Just plug in the value and evaluate!
Factor Theorem
Test whether (x − a) is a factor in one step
P(a) = 0 ⟺ (x − a) is a factor of P(x).
It's the Remainder Theorem with remainder = 0. Zero remainder means exact factor.
📝 Example 3
Fully factor P(x) = x³ − 4x² + x + 6.
✦ Solution
1
Test factors of the constant term 6: try ±1, ±2, ±3, ±6
2
P(2) = 8 − 16 + 2 + 6 = 0 ✓ → (x − 2) is a factor
3
Use synthetic division to divide out (x − 2): quotient is x² − 2x − 3
4
Factor the quotient: x² − 2x − 3 = (x − 3)(x + 1)

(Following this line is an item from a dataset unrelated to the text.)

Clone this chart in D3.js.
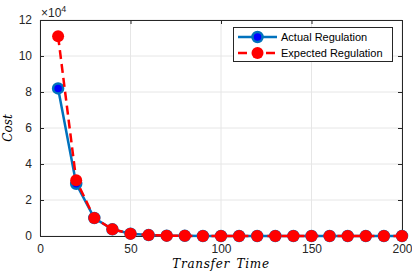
<!DOCTYPE html>
<html>
<head>
<meta charset="utf-8">
<script src="https://cdn.jsdelivr.net/npm/d3@7"></script>
<style>
body { margin: 0; background: #fff; }
svg text { font-family: "Liberation Sans", Arial, sans-serif; }
</style>
</head>
<body>
<svg id="chart" width="412" height="275"></svg>
<script>
// donnees (cout en unites de 1e4)
const transferTime = [10, 20, 30, 40, 50, 60, 70, 80, 90, 100, 110, 120, 130, 140, 150, 160, 170, 180, 190, 200];
const actualCost = [8.2, 2.9, 1.0, 0.37, 0.13, 0.05, 0.02, 0.01, 0, 0, 0, 0, 0, 0, 0, 0, 0, 0, 0, 0];
const expectedCost = [11.1, 3.1, 1.0, 0.37, 0.13, 0.05, 0.02, 0.01, 0, 0, 0, 0, 0, 0, 0, 0, 0, 0, 0, 0];
const xTicks = [0, 50, 100, 150, 200];
const yTicks = [0, 2, 4, 6, 8, 10, 12];
const seriesNames = ["Actual Regulation", "Expected Regulation"];

const svg = d3.select("#chart");
const mLeft = 40, mRight = 402, mTop = 20, mBottom = 236;

const x = d3.scaleLinear().domain([0, 200]).range([mLeft, mRight]);
const y = d3.scaleLinear().domain([0, 12]).range([mBottom, mTop]);

// grille
let grid = svg.append("g");
xTicks.forEach(function (t) {
    grid.append("line")
        .attr("x1", x(t)).attr("x2", x(t))
        .attr("y1", mTop).attr("y2", mBottom)
        .style("stroke", "#e6e6e6").style("stroke-width", 1);
});
yTicks.forEach(function (t) {
    grid.append("line")
        .attr("x1", mLeft).attr("x2", mRight)
        .attr("y1", y(t)).attr("y2", y(t))
        .style("stroke", "#e6e6e6").style("stroke-width", 1);
});

// axes
let xAxis = svg.append("g")
    .attr("transform", "translate(0," + mBottom + ")")
    .call(d3.axisBottom(x).tickValues(xTicks).tickSize(-4).tickPadding(8));
let yAxis = svg.append("g")
    .attr("transform", "translate(" + mLeft + ",0)")
    .call(d3.axisLeft(y).tickValues(yTicks).tickSize(-4).tickPadding(8));
let xTop = svg.append("g")
    .attr("transform", "translate(0," + mTop + ")")
    .call(d3.axisTop(x).tickValues(xTicks).tickSize(-4).tickFormat(""));
let yRight = svg.append("g")
    .attr("transform", "translate(" + mRight + ",0)")
    .call(d3.axisRight(y).tickValues(yTicks).tickSize(-4).tickFormat(""));

[xAxis, yAxis, xTop, yRight].forEach(function (a) {
    a.selectAll("path").style("stroke", "#262626");
    a.selectAll("line").style("stroke", "#262626");
    a.selectAll("text").style("font-size", "12px").style("fill", "#262626");
});

// exposant
let expo = svg.append("text").attr("x", 41).attr("y", 17)
    .style("font-size", "12px").style("fill", "#262626");
expo.append("tspan").text("\u00d710");
expo.append("tspan").attr("dy", -5).style("font-size", "9px").text("4");

// titres d'axes
svg.append("text")
    .attr("x", (mLeft + mRight) / 2).attr("y", 268)
    .attr("text-anchor", "middle")
    .style("font-family", "'DejaVu Serif', serif").style("font-style", "italic")
    .style("font-size", "12px").style("fill", "#000")
    .style("letter-spacing", "0.7px")
    .text("Transfer\u2002Time");
svg.append("text")
    .attr("transform", "translate(12," + (mTop + mBottom) / 2 + ") rotate(-90)")
    .attr("text-anchor", "middle")
    .style("font-family", "'DejaVu Serif', serif").style("font-style", "italic")
    .style("font-size", "12px").style("fill", "#000")
    .text("Cost");

const lineGen = d3.line().x(function (d) { return x(d[0]); }).y(function (d) { return y(d[1]); });

let actual = transferTime.map(function (t, i) { return [t, actualCost[i]]; });
let expected = transferTime.map(function (t, i) { return [t, expectedCost[i]]; });

svg.append("path").attr("d", lineGen(actual))
    .style("stroke", "#0072bd").style("stroke-width", 2.5).style("fill", "none");
svg.selectAll(".ptA").data(actual).enter().append("circle")
    .attr("class", "ptA")
    .attr("cx", function (d) { return x(d[0]); }).attr("cy", function (d) { return y(d[1]); })
    .attr("r", 5).style("fill", "#0000ff").style("stroke", "#0072bd").style("stroke-width", 2.5);

svg.append("path").attr("d", lineGen(expected))
    .style("stroke", "#ff0000").style("stroke-width", 2.5).style("fill", "none")
    .style("stroke-dasharray", "9,5");
svg.selectAll(".ptE").data(expected).enter().append("circle")
    .attr("class", "ptE")
    .attr("cx", function (d) { return x(d[0]); }).attr("cy", function (d) { return y(d[1]); })
    .attr("r", 6).style("fill", "#ff0000");

// legende
let legend = svg.append("g");
legend.append("rect").attr("x", 233.5).attr("y", 27.5).attr("width", 159).attr("height", 34)
    .style("fill", "#fff").style("stroke", "#262626").style("stroke-width", 1);
legend.append("line").attr("x1", 238).attr("x2", 277).attr("y1", 37).attr("y2", 37)
    .style("stroke", "#0072bd").style("stroke-width", 2.5);
legend.append("circle").attr("cx", 257.5).attr("cy", 37).attr("r", 5)
    .style("fill", "#0000ff").style("stroke", "#0072bd").style("stroke-width", 2.5);
legend.append("line").attr("x1", 238).attr("x2", 277).attr("y1", 53).attr("y2", 53)
    .style("stroke", "#ff0000").style("stroke-width", 2.5).style("stroke-dasharray", "9,5");
legend.append("circle").attr("cx", 257.5).attr("cy", 53).attr("r", 6).style("fill", "#ff0000");
seriesNames.forEach(function (n, i) {
    legend.append("text").attr("x", 281).attr("y", 41 + i * 16)
        .style("font-size", "11px").style("fill", "#000").text(n);
});
</script>
</body>
</html>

AnswerP(x) = (x − 2)(x − 3)(x + 1)
⚡
Strategy: Test candidates → confirm zero → synthetic division → factor quotient → repeat until fully factored.
Vertical Asymptote (VA)
Where the denominator = 0
After canceling common factors, the zeros of the remaining denominator are vertical asymptotes. The graph approaches but never crosses.
Horizontal Asymptote (HA)
Compare degrees of numerator vs. denominator
deg(num) < deg(den) → y = 0
deg(num) = deg(den) → y = ratio of leading coefficients
deg(num) > deg(den) → no horizontal asymptote
Oblique (Slant) Asymptote
When deg(num) = deg(den) + 1
Perform polynomial long division. The quotient (ignoring the remainder) is the oblique asymptote y = ax + b.

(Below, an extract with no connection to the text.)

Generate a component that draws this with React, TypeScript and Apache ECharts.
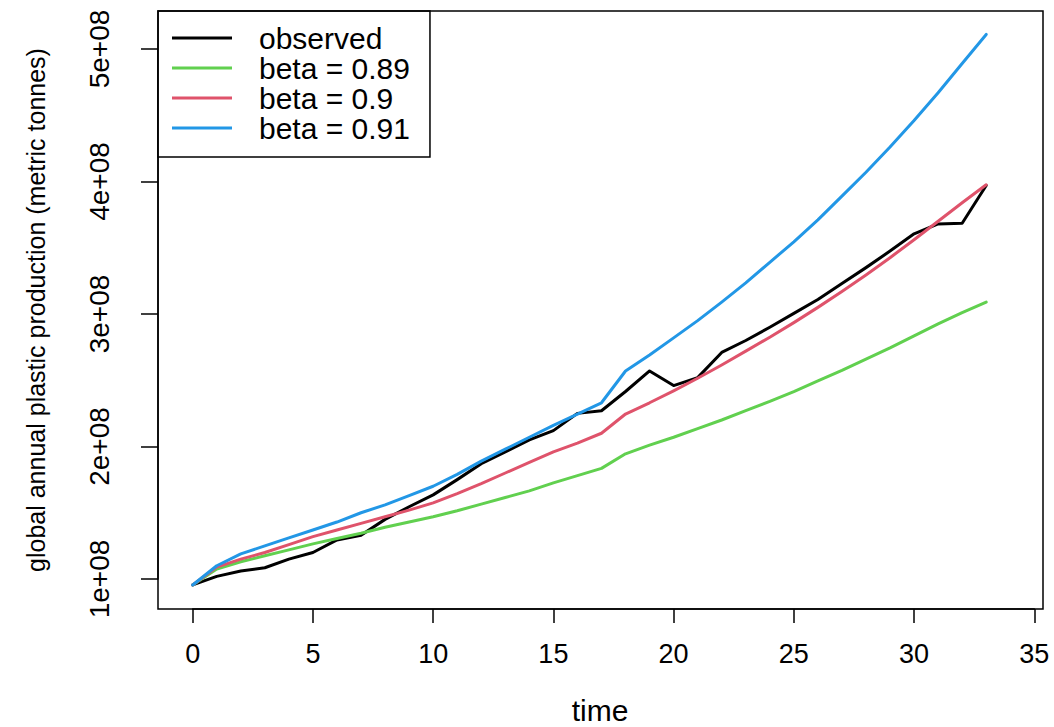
import React, { useEffect, useRef } from "react";
import * as echarts from "echarts";

// time index (years since start)
const time = [
  0, 1, 2, 3, 4, 5, 6, 7, 8, 9, 10, 11, 12, 13, 14, 15, 16, 17, 18, 19, 20, 21, 22, 23, 24, 25,
  26, 27, 28, 29, 30, 31, 32, 33,
];

// values in millions of metric tonnes
const observed = [
  95.5, 102, 106, 108.5, 115, 120, 129.5, 133, 145, 154.5, 163.5, 175, 187, 196, 205, 212, 225, 227,
  241.5, 257, 246, 252, 271, 280, 290, 300.5, 311, 323, 335, 347.5, 360.5, 368, 368.5, 397,
];
const beta089 = [
  95.5, 107.5, 113, 117.5, 122, 126.5, 130.5, 134.5, 139, 143, 147, 151.5, 156.5, 161.5, 166.5, 172.5,
  178, 183.5, 194.5, 201, 207, 213.5, 220, 227, 234, 241.5, 249.5, 257.5, 266, 274.5, 283.5, 292.5,
  301, 309,
];
const beta090 = [
  95.5, 109, 115, 120, 126, 132, 137, 142, 147, 152, 157.5, 164.5, 172, 180, 188, 196, 202.5, 210,
  224.5, 233, 242, 251.5, 261.5, 272, 282.5, 293.5, 305, 317, 329.5, 342.5, 356, 370, 384, 397.5,
];
const beta091 = [
  95.5, 110, 119, 125, 131, 137, 143, 150, 156, 163, 170, 179, 189, 198, 207, 216, 224.5, 233, 257,
  269, 282, 295, 309, 323.5, 339, 354.5, 371, 389, 407, 426, 446, 467, 489, 511,
];

const seriesNames = ["observed", "beta = 0.89", "beta = 0.9", "beta = 0.91"];
const seriesColors = ["#000000", "#61D04F", "#DF536B", "#2297E6"];
const seriesValues = [observed, beta089, beta090, beta091];

const xTicks = [0, 5, 10, 15, 20, 25, 30, 35];
const yTicks = [1e8, 2e8, 3e8, 4e8, 5e8];

const FONT = "'Liberation Sans', Arial, Helvetica, sans-serif";

export default function App() {
  const ref = useRef<HTMLDivElement>(null);

  useEffect(() => {
    if (!ref.current) return;
    const chart = echarts.init(ref.current, null, { renderer: "svg" });

    const series = seriesValues.map((vals, k) => ({
      name: seriesNames[k],
      type: "line",
      data: time.map((t, i) => [t, vals[i] * 1e6]),
      showSymbol: false,
      symbol: "none",
      clip: false,
      lineStyle: { color: seriesColors[k], width: 3, cap: "round", join: "round" },
      itemStyle: { color: seriesColors[k] },
      emphasis: { disabled: true },
      z: 2 + k,
    }));

    chart.setOption({
      animation: false,
      backgroundColor: "#ffffff",
      textStyle: { fontFamily: FONT },
      grid: {
        left: 192.7,
        right: 19.7,
        top: 49,
        bottom: 148,
        containLabel: false,
        outerBoundsMode: "none",
      },
      xAxis: {
        type: "value",
        min: xTicks[0],
        max: xTicks[xTicks.length - 1],
        interval: xTicks[1] - xTicks[0],
        offset: 30,
        axisLine: { show: true, onZero: false, lineStyle: { color: "#000", width: 1.5 } },
        axisTick: { show: true, length: 14, lineStyle: { color: "#000", width: 1.5 } },
        axisLabel: { fontSize: 27, color: "#000", fontFamily: FONT, margin: 31 },
        splitLine: { show: false },
        name: "time",
        nameLocation: "middle",
        nameGap: 86,
        nameTextStyle: { fontSize: 30, color: "#000", fontFamily: FONT, padding: [0, 27, 0, 0] },
      },
      yAxis: {
        type: "value",
        min: yTicks[0],
        max: yTicks[yTicks.length - 1],
        interval: yTicks[1] - yTicks[0],
        offset: 34.7,
        axisLine: { show: true, onZero: false, lineStyle: { color: "#000", width: 1.5 } },
        axisTick: { show: true, length: 17, lineStyle: { color: "#000", width: 1.5 } },
        axisLabel: {
          rotate: 90,
          fontSize: 28,
          color: "#000",
          fontFamily: FONT,
          margin: 45,
          formatter: (v: number) => `${Math.round(v / 1e8)}e+08`,
        },
        splitLine: { show: false },
        name: "global annual plastic production (metric tonnes)",
        nameLocation: "middle",
        nameRotate: 90,
        nameGap: 110,
        nameTextStyle: { fontSize: 25, color: "#000", fontFamily: FONT, padding: [0, 0, 0, 8] },
      },
      legend: {
        show: true,
        left: 158,
        top: 11,
        orient: "vertical",
        icon: "rect",
        itemWidth: 60,
        itemHeight: 3,
        itemGap: 0,
        selectedMode: false,
        padding: [12, 20, 14, 14],
        backgroundColor: "#ffffff",
        borderColor: "#000",
        borderWidth: 1.5,
        borderRadius: 0,
        textStyle: {
          fontSize: 30,
          color: "#000",
          fontFamily: FONT,
          lineHeight: 30,
          padding: [0, 0, 0, 22],
        },
        data: seriesNames,
      },
      graphic: [
        {
          type: "rect",
          z: 100,
          silent: true,
          shape: { x: 158, y: 11, width: 885, height: 598 },
          style: { fill: "none", stroke: "#000", lineWidth: 1.5 },
        },
      ],
      series,
    });

    return () => chart.dispose();
  }, []);

  return (
    <div
      ref={ref}
      style={{ position: "fixed", left: 0, top: 0, width: 1054, height: 727, background: "#fff" }}
    />
  );
}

Example: (x² + 1) ÷ (x − 1) → quotient x + 1, remainder 2 → asymptote is y = x + 1
📝 Example 4
Find all asymptotes of f(x) = (2x² − x − 3) / (x² − 4).
✦ Solution
1
Factor numerator: 2x² − x − 3 = (2x − 3)(x + 1)
2
Factor denominator: x² − 4 = (x − 2)(x + 2). No common factors → no holes.
3
Vertical asymptotes: x = 2 and x = −2
4
Degrees equal (both 2nd) → horizontal asymptote y = 2/1 = 2
AnswerVA: x = 2, x = −2 | HA: y = 2 | No oblique
| Condition | Type | How to find it |
|---|
| Denom = 0 (can't cancel) | Vertical asymptote | Zeros of reduced denominator |
| deg(num) < deg(den) | Horizontal y = 0 | Limit as x → ∞ |
| deg(num) = deg(den) | Horizontal y = a/b | Ratio of leading coefficients |
| deg(num) = deg(den) + 1 | Oblique y = ax + b | Quotient of long division |
| deg(num) ≥ deg(den) + 2 | No asymptote | — |
Core Strategy
The Sign Chart Method
① Move everything to one side (right side = 0)
② Fully factor the expression (for rationals: combine into one fraction, then factor)
③ Find critical values — zeros and excluded points (where denom = 0)
④ Plot critical values on a number line; test the sign in each interval
⑤ Select intervals matching your inequality direction
⚠️
Rational inequality warning: Never multiply both sides by the denominator if you don't know its sign. Always use the sign chart instead.
📝 Example 5
Solve (x − 1) / (x + 2) ≥ 0.
✦ Solution
1
Critical values: x = 1 (numerator = 0), x = −2 (denominator = 0, excluded)
Interval | x < −2 | −2 < x < 1 | x > 1
──────────────────────────────────────────────
(x − 1) | (−) | (−) | (+)
(x + 2) | (−) | (+) | (+)
Overall | (+) | (−) | (+)
3
We need ≥ 0 → take positive intervals plus where numerator = 0. Exclude x = −2.
Answerx < −2 or x ≥ 1
📝 Example 6
Solve the polynomial inequality x³ − x² − 6x > 0.
✦ Solution
1
Factor: x(x² − x − 6) = x(x − 3)(x + 2)
2
Critical values (zeros): x = −2, 0, 3
3
Each zero has multiplicity 1 (odd) → sign flips at every critical value:
x < −2: (−) | −2 < x < 0: (+) | 0 < x < 3: (−) | x > 3: (+)
4
We need > 0 → take the positive intervals (strict, so endpoints excluded)
Answer−2 < x < 0 or x > 3
🏆
Inequality checklist: Move to one side → factor → critical values on number line → sign chart → select correct intervals → check whether endpoints are included or excluded.